Don't worry, I'm still putting together more posts, but in the meantime:
Contrary to popular perception, the cause of the eclipse of myth as a way of knowing reality and hence as a path to wisdom is not the contrast between mythos and logos as epistemological instruments, the former allegedly naive and archaic and the latter critical and scientific. It is now widely recognized that the epistemology of empirical sciences, for all its vaunted claims to objectivity and exactness, is deeply metaphorical. Even the rise of Greek philosophy—the discovery of logos—did not come about by leaving mythos behind.

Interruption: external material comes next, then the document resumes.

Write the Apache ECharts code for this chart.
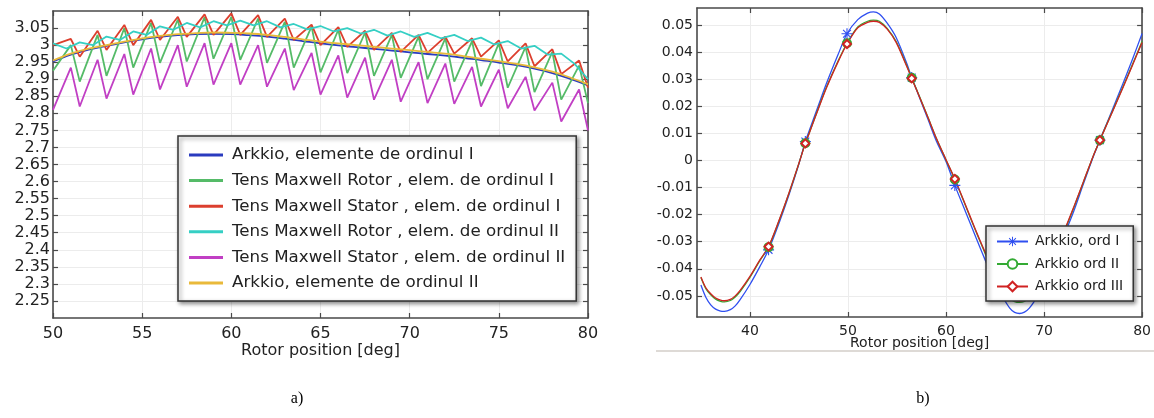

Indeed, Greek myths such as those in Hesiod’s Theogony already contain a striking degree of rationality, as is testified by the fact that among the gods there are personifications of concepts such as wisdom, right, lawfulness, justice, and peace. Whereas it is true that Heraclitus and Xenophanes explicitly attacked the accepted mythologies, Sophists such as Protagoras and Prodicus made use of myth as an explanatory tool. Plato himself regarded myth as an ally in the working out of a philosophy. For him, myth not only offers illuminating insights into realities that elude precise explanations but also is particularly appropriate for expressing changing features of the world of becoming.
It is true that the distinct form of mythos is narrative and that of logos is discursive reasoning. However, this difference did not of itself lead to the depreciation of mythos as a way of knowing. Rather this was due primarily to the move from orality to literacy. With the rise of writing and literacy, orality through which myths and stories are transmitted declined and as the result of this decline the way of thinking in abstract terms and the tendency to viewing the world in mutually exclusive terms increased substantially. Not only the knower became separated from the known, but also the literate from the illiterate. With Gutenberg’s invention of the printing press, this separation became vastly exacerbated...

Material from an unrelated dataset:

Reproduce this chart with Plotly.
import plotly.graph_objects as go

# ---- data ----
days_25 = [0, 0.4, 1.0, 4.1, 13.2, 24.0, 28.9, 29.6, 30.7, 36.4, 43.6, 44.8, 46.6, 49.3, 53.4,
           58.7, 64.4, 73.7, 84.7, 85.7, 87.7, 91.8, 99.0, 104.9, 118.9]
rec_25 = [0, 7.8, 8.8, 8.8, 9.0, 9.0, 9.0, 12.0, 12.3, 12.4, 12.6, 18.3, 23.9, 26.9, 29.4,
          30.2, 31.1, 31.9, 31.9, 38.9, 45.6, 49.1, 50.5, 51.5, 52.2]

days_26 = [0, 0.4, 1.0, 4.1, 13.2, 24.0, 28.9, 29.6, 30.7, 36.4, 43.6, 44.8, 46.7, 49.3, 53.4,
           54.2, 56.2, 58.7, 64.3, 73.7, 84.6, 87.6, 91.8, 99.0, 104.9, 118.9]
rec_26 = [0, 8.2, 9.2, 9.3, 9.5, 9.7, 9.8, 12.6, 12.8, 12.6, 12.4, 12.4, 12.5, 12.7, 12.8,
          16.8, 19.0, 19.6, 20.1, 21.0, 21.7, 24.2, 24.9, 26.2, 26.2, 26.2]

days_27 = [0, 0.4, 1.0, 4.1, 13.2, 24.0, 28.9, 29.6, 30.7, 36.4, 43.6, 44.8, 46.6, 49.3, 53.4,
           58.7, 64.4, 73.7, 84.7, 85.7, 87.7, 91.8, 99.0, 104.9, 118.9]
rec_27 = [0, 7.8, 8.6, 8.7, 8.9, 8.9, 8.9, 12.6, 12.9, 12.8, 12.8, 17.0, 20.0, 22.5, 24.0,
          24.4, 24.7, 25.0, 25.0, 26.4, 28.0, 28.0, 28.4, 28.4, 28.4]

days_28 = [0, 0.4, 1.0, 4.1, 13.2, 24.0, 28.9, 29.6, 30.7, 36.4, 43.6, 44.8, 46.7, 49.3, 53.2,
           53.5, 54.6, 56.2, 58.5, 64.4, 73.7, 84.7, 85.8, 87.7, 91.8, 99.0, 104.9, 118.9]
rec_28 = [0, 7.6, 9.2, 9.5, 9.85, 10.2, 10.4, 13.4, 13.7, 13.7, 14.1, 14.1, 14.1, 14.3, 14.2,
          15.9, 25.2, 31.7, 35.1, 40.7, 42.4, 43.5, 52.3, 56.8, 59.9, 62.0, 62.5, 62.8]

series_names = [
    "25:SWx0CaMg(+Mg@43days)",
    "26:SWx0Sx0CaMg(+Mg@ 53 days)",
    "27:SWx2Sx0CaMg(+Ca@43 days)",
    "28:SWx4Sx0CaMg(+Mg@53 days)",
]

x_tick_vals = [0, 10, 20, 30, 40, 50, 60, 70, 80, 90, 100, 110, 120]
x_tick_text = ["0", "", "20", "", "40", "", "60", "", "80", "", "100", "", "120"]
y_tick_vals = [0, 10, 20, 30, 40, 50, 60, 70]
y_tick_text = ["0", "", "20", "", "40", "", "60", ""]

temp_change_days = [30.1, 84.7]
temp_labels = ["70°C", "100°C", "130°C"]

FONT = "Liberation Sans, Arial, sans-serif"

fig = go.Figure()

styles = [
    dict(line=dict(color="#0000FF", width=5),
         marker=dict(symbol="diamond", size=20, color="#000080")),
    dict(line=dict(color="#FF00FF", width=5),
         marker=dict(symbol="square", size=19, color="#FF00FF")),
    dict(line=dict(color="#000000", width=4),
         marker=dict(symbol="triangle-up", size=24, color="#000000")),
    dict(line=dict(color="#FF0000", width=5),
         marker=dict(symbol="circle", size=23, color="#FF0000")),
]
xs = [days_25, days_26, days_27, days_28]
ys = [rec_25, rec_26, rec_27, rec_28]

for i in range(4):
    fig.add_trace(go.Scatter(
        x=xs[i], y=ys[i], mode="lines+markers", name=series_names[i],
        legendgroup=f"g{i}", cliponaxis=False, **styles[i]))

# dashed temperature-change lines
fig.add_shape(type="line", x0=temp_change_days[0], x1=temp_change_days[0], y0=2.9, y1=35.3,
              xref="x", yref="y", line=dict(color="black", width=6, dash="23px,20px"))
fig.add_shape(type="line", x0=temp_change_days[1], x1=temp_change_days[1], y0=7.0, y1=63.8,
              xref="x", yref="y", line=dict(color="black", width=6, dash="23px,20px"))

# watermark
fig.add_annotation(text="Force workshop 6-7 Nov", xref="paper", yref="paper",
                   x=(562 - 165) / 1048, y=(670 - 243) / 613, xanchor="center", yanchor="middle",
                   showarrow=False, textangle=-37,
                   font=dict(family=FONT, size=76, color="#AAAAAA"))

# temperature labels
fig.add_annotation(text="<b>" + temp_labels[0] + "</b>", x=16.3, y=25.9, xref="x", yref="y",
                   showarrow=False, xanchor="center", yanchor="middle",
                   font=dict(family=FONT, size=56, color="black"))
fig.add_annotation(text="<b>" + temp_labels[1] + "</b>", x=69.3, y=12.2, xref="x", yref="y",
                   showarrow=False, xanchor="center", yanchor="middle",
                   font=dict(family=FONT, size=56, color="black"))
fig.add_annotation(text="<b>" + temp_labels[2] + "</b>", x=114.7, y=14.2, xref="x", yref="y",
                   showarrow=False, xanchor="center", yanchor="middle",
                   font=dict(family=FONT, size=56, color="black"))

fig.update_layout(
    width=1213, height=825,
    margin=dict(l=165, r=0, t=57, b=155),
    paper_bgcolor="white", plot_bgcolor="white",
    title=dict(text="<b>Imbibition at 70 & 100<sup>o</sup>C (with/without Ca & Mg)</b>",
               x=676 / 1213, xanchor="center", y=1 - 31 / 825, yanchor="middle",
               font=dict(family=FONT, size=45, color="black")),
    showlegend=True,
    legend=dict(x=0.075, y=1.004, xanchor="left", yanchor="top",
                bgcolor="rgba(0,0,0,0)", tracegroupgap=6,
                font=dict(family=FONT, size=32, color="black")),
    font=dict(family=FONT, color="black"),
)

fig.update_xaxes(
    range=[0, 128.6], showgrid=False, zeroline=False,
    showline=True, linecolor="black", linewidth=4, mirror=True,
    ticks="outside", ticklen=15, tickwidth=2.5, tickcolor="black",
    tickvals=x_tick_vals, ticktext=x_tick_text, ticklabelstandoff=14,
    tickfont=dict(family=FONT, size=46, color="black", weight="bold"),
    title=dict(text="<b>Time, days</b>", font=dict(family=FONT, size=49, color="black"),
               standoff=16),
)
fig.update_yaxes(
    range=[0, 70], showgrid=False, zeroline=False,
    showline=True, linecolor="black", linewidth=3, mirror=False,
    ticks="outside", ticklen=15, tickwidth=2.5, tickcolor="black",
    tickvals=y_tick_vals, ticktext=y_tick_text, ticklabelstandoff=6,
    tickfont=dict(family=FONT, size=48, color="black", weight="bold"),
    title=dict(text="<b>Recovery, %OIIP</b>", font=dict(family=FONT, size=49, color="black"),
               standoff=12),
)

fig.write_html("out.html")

The invention of the printing press aided and abetted the rise of modernity. In return, modernity favored reading and writing over storytelling and listening; information and proofs over stories; texts, preferably portable (e.g., pocket edition and paperback) that can be read in private and controlled over the free and unpredictable to-and-fro of conversation; the written contract over an oral agreement. The printed text becomes the privileged path to knowledge and wisdom.

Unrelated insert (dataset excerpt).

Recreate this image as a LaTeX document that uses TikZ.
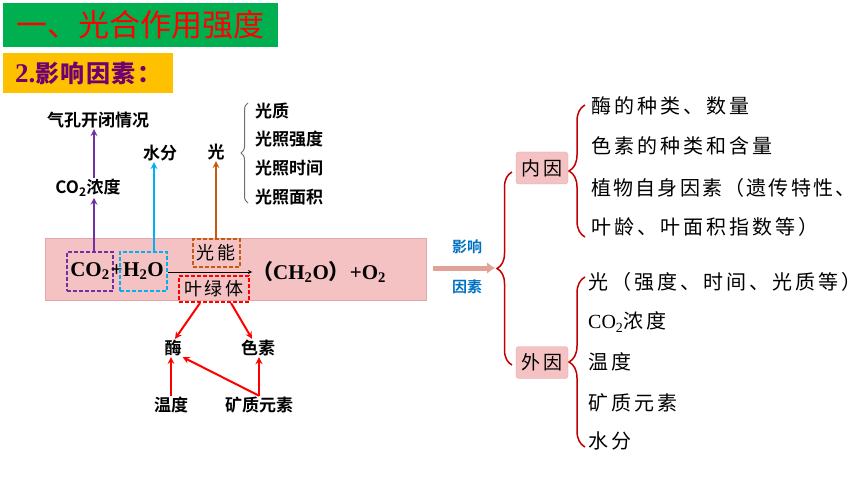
\documentclass[tikz,border=0pt]{standalone}
\usepackage{fontspec}
\setmainfont{Liberation Serif}
\newfontfamily\cjk{Noto Sans CJK SC}
\newfontfamily\cjkb{Noto Sans CJK SC Bold}
\newfontfamily\kai[LetterSpace=15]{Noto Sans CJK SC}
\usepackage{tikz}
\usetikzlibrary{arrows,arrows.meta,shapes,positioning,decorations.pathreplacing}
\usepackage{xcolor}
\definecolor{psgreen}{RGB}{0,176,80}
\definecolor{psred}{RGB}{255,0,0}
\definecolor{psorange}{RGB}{255,192,0}
\definecolor{pspurple}{RGB}{112,0,112}
\definecolor{psviolet}{RGB}{112,48,160}
\definecolor{pswater}{RGB}{0,176,240}
\definecolor{psbrown}{RGB}{197,90,17}
\definecolor{psblue}{RGB}{0,112,192}
\definecolor{pspink}{RGB}{244,194,194}
\definecolor{psedge}{RGB}{226,168,168}
\definecolor{psdarkred}{RGB}{192,0,0}
\definecolor{psgray}{RGB}{110,110,110}
\definecolor{psshaft}{RGB}{226,162,152}
\tikzstyle{dashbox} = [rectangle, line width=2pt, dash pattern=on 4pt off 2pt, inner sep=0pt]
\tikzstyle{tag} = [font=\cjkb\fontsize{17}{17}\selectfont, inner sep=1pt]
\tikzstyle{item} = [anchor=west, font=\kai\fontsize{20}{20}\selectfont, inner sep=0pt]
\tikzstyle{cause} = [rectangle, rounded corners=3pt, fill=pspink, draw=psedge, minimum width=52pt, minimum height=32pt, font=\kai\fontsize{19}{19}\selectfont]
\tikzstyle{arrow} = [line width=2pt,->,>=stealth]
\tikzstyle{bracket} = [decorate, line width=1.5pt, color=psdarkred]

\begin{document}
\begin{tikzpicture}[x=1pt, y=-1pt]
\useasboundingbox (0,0) rectangle (860,484);
\node (title) [anchor=north west, fill=psgreen, minimum width=275pt, minimum height=44pt, text=psred, font=\cjk\fontsize{31}{31}\selectfont] at (3,3) {一、光合作用强度};
\node (subtitle) [anchor=north west, fill=psorange, minimum width=170pt, minimum height=40pt, text=pspurple, font=\fontsize{27}{27}\selectfont\bfseries] at (3,53) {2.{\cjkb\fontsize{24}{24}\selectfont\addfontfeature{LetterSpace=6}影响因素：}};

\node (band) [anchor=north west, fill=pspink, draw=psedge, minimum width=381pt, minimum height=62pt] at (45,238) {};
\node (co2) [dashbox, draw=psviolet, minimum width=46pt, minimum height=39pt, font=\fontsize{21}{21}\selectfont\bfseries] at (90,271) {CO\textsubscript{2}};
\node (plus) [inner sep=0pt, font=\fontsize{21}{21}\selectfont\bfseries] at (116.5,271) {+};
\node (h2o) [dashbox, draw=pswater, minimum width=47pt, minimum height=39pt, font=\fontsize{21}{21}\selectfont\bfseries] at (143.5,271) {H\textsubscript{2}O};
\node (energy) [dashbox, draw=psbrown, minimum width=47pt, minimum height=28pt, font=\kai\fontsize{18}{18}\selectfont] at (216,253) {光能};
\node (chloro) [dashbox, draw=psred, minimum width=70pt, minimum height=26pt, font=\kai\fontsize{18}{18}\selectfont] at (214,289) {叶绿体};
\node (prod) [anchor=west, inner sep=0pt, font=\fontsize{21}{21}\selectfont\bfseries] at (252,272) {{\cjk（}CH\textsubscript{2}O{\cjk）}+O\textsubscript{2}};
\draw [thick, ->, >=stealth] (h2o.east |- prod.west) -- (prod.west);

\node (co2con) [tag] at (88,188) {CO\textsubscript{2}浓度};
\node (stoma) [tag] at (98,120) {气孔开闭情况};
\node (water) [tag] at (160,153) {水分};
\node (light) [tag] at (216,152) {光};
\draw [arrow, color=psviolet] ([xshift=4pt]co2.north) -- ([xshift=4pt]co2.north |- co2con.south);
\draw [arrow, color=psviolet] ([xshift=4pt]co2.north |- co2con.north) -- ([xshift=4pt]co2.north |- stoma.south);
\draw [arrow, color=pswater] ([xshift=10.5pt]h2o.north) -- ([xshift=10.5pt]h2o.north |- water.south);
\draw [arrow, color=psbrown] (energy.north) -- (energy.north |- light.south);

\draw [decorate, decoration={brace, amplitude=7pt}, color=psgray, line width=1pt] (248,203) -- (248,103);
\node (lq) [tag, anchor=west] at (254,111) {光质};
\node (lqd) [tag, anchor=west] at (254,139) {光照强度};
\node (lsj) [tag, anchor=west] at (254,168) {光照时间};
\node (lmj) [tag, anchor=west] at (254,197) {光照面积};

\node (mei) [tag] at (173,348) {酶};
\node (sesu) [tag] at (258,348) {色素};
\node (wendu) [tag] at (171,405) {温度};
\node (kuang) [tag] at (259,405) {矿质元素};
\draw [arrow, color=psred] ([xshift=-14pt]chloro.south) -- ([xshift=2pt]mei.north);
\draw [arrow, color=psred] ([xshift=17pt]chloro.south) -- ([xshift=-6pt]sesu.north);
\draw [arrow, color=psred] (wendu.north) -- (wendu.north |- mei.south);
\draw [arrow, color=psred] (kuang.north) -- (kuang.north |- sesu.south);
\draw [arrow, color=psred] (kuang.north) -- (mei.south east);

\node (yx) [font=\cjkb\fontsize{15}{15}\selectfont, text=psblue] at (467,247) {影响};
\node (ys) [font=\cjkb\fontsize{15}{15}\selectfont, text=psblue] at (467,287) {因素};
\coordinate (split) at (495,268);
\draw [line width=5pt, color=psshaft, -{Latex[length=8pt,width=12pt]}] (band.east |- split) ++(7,0) -- (split);

\draw [bracket, decoration={brace, amplitude=15pt}] (512,365) -- (512,172);
\node (inner) [cause] at (542,168) {内因};
\node (outer) [cause] at (542,362.5) {外因};

\draw [bracket, decoration={brace, amplitude=16pt}] (585,237) -- (585,105);
\node (n1) [item] at (591,106) {酶的种类、数量};
\node (n2) [item] at (591,146) {色素的种类和含量};
\node (n3) [item] at (591,188) {\addfontfeature{LetterSpace=11}植物自身因素（遗传特性、};
\node (n4) [item] at (591,227) {叶龄、叶面积指数等）};

\draw [bracket, decoration={brace, amplitude=16pt}] (585,447) -- (585,277);
\node (w1) [item] at (588,282) {光（强度、时间、光质等）};
\node (w2) [item] at (588,322) {\fontspec{Liberation Serif}\fontsize{20}{20}\selectfont CO\textsubscript{2}\kai 浓度};
\node (w3) [item] at (588,362) {温度};
\node (w4) [item] at (588,403) {矿质元素};
\node (w5) [item] at (588,441) {水分};
\end{tikzpicture}
\end{document}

The truth is now inscribed and located in the text, and because it is written down, the truth remains unchangeable and permanent. Indeed, unless recorded in texts, nothing is reliable, authoritative, and true, as is suggested by the expression “as it is written” (today, the equivalent expression is “as seen on TV”!). Furthermore, those who can read texts are “authorities” and have power over the illiterate. The latter are dependent on the former to know what the text says, or more precisely, what they say what the text says.
In the process, the written text itself becomes the channel of truth and wisdom and the source of power and privilege. Coming to know the truth is made possible only though an objective and scientific interpretation of the text, especially classics and sacred scriptures. As a consequence, truth becomes a commodity at the disposal of the intellectual elite and the powerful class, and logos is an instrument for reasoned and discursive argument.
By the same token, oral myth-making and storytelling are considered an inferior, imprecise, primitive guide to truth and wisdom. It is no accident that since the 19th-century myth has often been sharply distinguished from history which alone concerns with reality. Mythic consciousness is judged to represent an inferior and primitive stage of mental development incapable of expressing an abstract philosophical truth which should now be made accessible by means of demythologization.
Even though logos as a path to knowledge and wisdom is in practice reserved for a few, it is thought by modernity to be universal, at least potentially, since everyone can be taught how to read and hence have access to texts. Furthermore, when wedded to technology, logos became principally instrumental reason, and out of this marriage was born the myth of progress. But as has been hinted, the child has become totally unruly and unpredictable, and its future, to judge from the havoc it has played on the human family in the 20th century, remains under threat.
- Peter Phan, "The Wisdom of Holy Foolishness in Postmodernity"
Hard to keep from quoting the entire paper. Highly recommended.